A Christmas Gift for You
A Christmas Gift for You features Summer Camp’s fine, off kilter version of the 80’s New Wave hit “Christmas Wrapping” from the Waitresses. James Yuill (featuring Rod Thomas) brings on an ambient noise/acoustic guitar with dance beat version of “Winter Wonderland.” Ingo Star Cruiser kicks up a bouncy pop for “Just Like Christmas,” while Idiot Glee’s “White Christmas” pulls back and creeps out on falsetto backing vocals that mimic the sound of playing the saw. Hot Club de Paris sound a bit like Barenaked for the Holidays (Barenaked Ladies) on “Will You Still Be in Love With Me Next Year?” a 2007 single reissued here with the wry vocal intact. Finally, the Wave Pictures offer the jangle pop of “We Dress Up Like Snowmen,” a combination of the Violent Femmes and Ezra Furman.

Slow Club at Christmas
As I said of both of these releases, Slow Club’s take on Christmas is a jaded affair, but one that invites you in for the fun anyways. The Christmas, Thanks for Nothing EP opens with the vacant room, piano-led “All Alone for Christmas.” That track then gives way to the reverb ready, spot on performance of “Christmas (Baby Please Come Home),” which preserves that 60’s feel of the Phil Spector-penned tune. It’s a perfect choice for the reverb-drenched, 60’s pop Slow Club.

Christmas continues, though, with the walking acoustic guitar of “It’s Christmas and You’re Boring Me,” which reveals the dark side of the holidays. The underbelly continues on the title track which says, “Christmas, thanks for nothing/You’ve made a doubter out of me,” vamping on the second part of the line. It’s a good warning that the Christmas season may not always make believers out of people, but it may chase them away from the true reason for the season. This may be why Slow Club’s organ/distortion version of “Silent Night” sounds a bit vitriolic. Finally, “Christmas TV” shows Slow Club’s hopeful boy-girl vocals so that even though they’re singing that “it’s brutal,” there’s still a light in the darkness.

Slow Club at Christmas
Slow Club’s Christmas release is a good reason to go back and talk about their album, Yeah, So, which saw it’s stateside release this past March.

“It Doesn’t Have to Be Beautiful,” they sing, but it is. The music is definitely beautiful. And so is the video for that track. A rockabilly-hint, reverb guitar, and train track punk acoustic, the song invites you to sing along as it builds and builds to a high point of 60’s pop charm.

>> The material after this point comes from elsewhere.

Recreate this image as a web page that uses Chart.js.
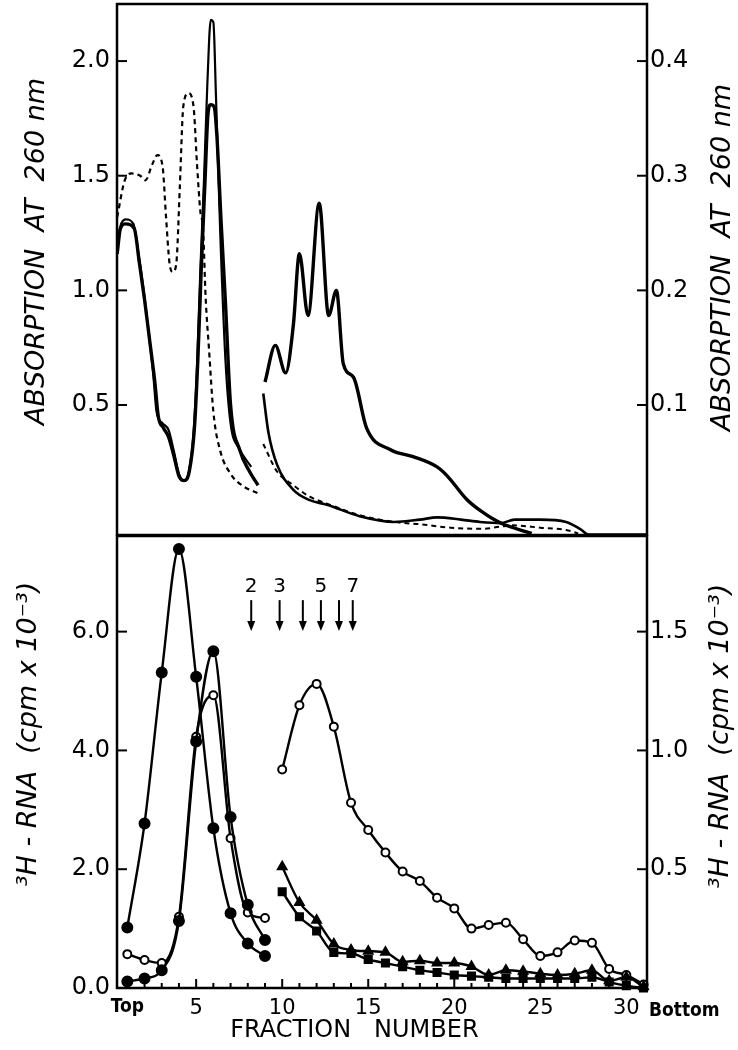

Elsewhere, Yeah, So brings together a beautiful sound from Charles Watson (vocals, guitar) and Rebecca Taylor (vocals, guitar, percussion). “When I Go” is a folk guitar and close harmonies. “Giving Up On Love” seems Beatlesque, and that Lennon/McCartney air appears again on the piano ballad “There is No Good Way to Say I’m Leaving You.” On “Trophy Room,” follow the fingers of the guitar plucking out the rhythm as if Bob Dylan in an Elliot Smith song while channeling 60’s pop vocals.

The truth is, I can’t find enough good words to describe the joy that Yeah, So brings. Slow Club walk a line between folk and rock, 60’s charm and current indie vibe.